Sebab ada perbedaan pendapat antara keduanya soal penyebab tersendatnya pengesahan RUU tersebut.
Menteri Koordinator Bidang Politik, Hukum dan Keamanan (Menko Polhukam) Mahfud MD menyebut pemerintah telah melakukan pengajuan. Namun karena tak masuk Prolegnas Prioritas 2021, maka DPR disebut tak menyetujuinya.
Sementara itu DPR mengeklaim pemerintah tidak mengajukan RUU Perampasan Aset sebagai prioritas tahun ini.
“Saya pikir masing-masing pihak khawatir suatu waktu (jika disahkan) undang-undang ini bakal jadi bumerang untuk mereka sendiri,” tutur Feri pada Kompas.com, Kamis (16/12/2021).
Dalam pandangan Feri jika pemerintah serius mestinya naskah akademik RUU Perampasan Aset sudah disiapkan.
“Jika memang serius tentu saja naskah akademiknya sudah ada dan disiapkan untuk masuk Prolegnas Prioritas,” sebut dia.

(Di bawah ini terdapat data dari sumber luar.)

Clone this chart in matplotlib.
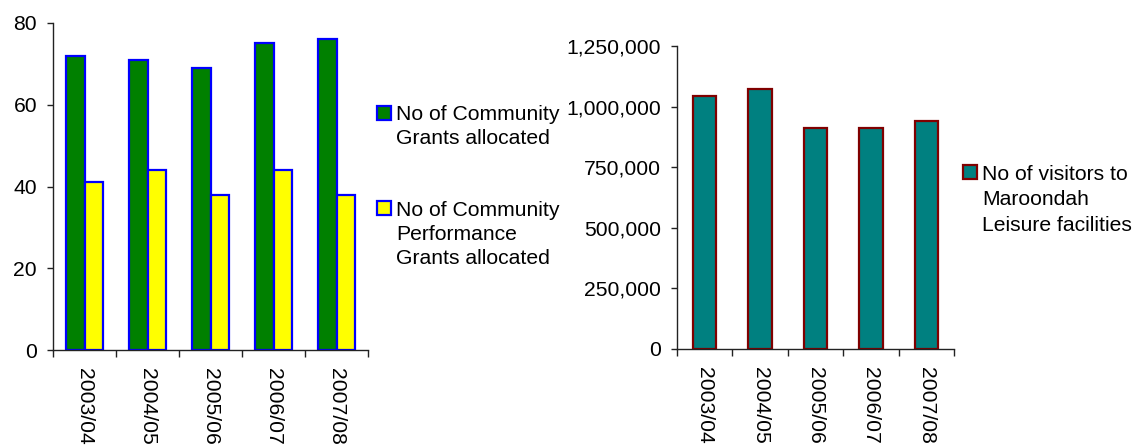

Meski prosesnya nampak masih tersendat, Feri optimistis suatu saat RUU Perampasan Aset akan disahkan.
Sebab Indonesia merupakan negara yang meratifikasi The United Nations Convention against Corruption (UNCAC).
“Saya optimis (disahkan) karena kita kan negara yang meratifikasi UNCAC,” imbuh dia.
Diketahui RUU Perampasan Aset tidak masuk dalam Prolegnas Prioritas 2022 yang ditetapkan DPR dengan pemerintah pada rapat Badan Legislasi (Baleg) di Kompleks Parlemen, Jakarta, Senin (6/12/2021).
Wakil Ketua Baleg Achmad Baidowi tak mau jika DPR dianggan sebagai pihak yang bersalah atas tersendatnya pengesahan RUU itu.
Ia mengungkapkan, pemerintah mestinya mengajukan RUU Perampasan Aset lebih dulu kemudian DPR baru membahasnya.
“Ya kalau enggak diajukan, kenapa kita mau menyetujui? Jadi jangan semuanya DPR menjadi sasaran,” kata dia.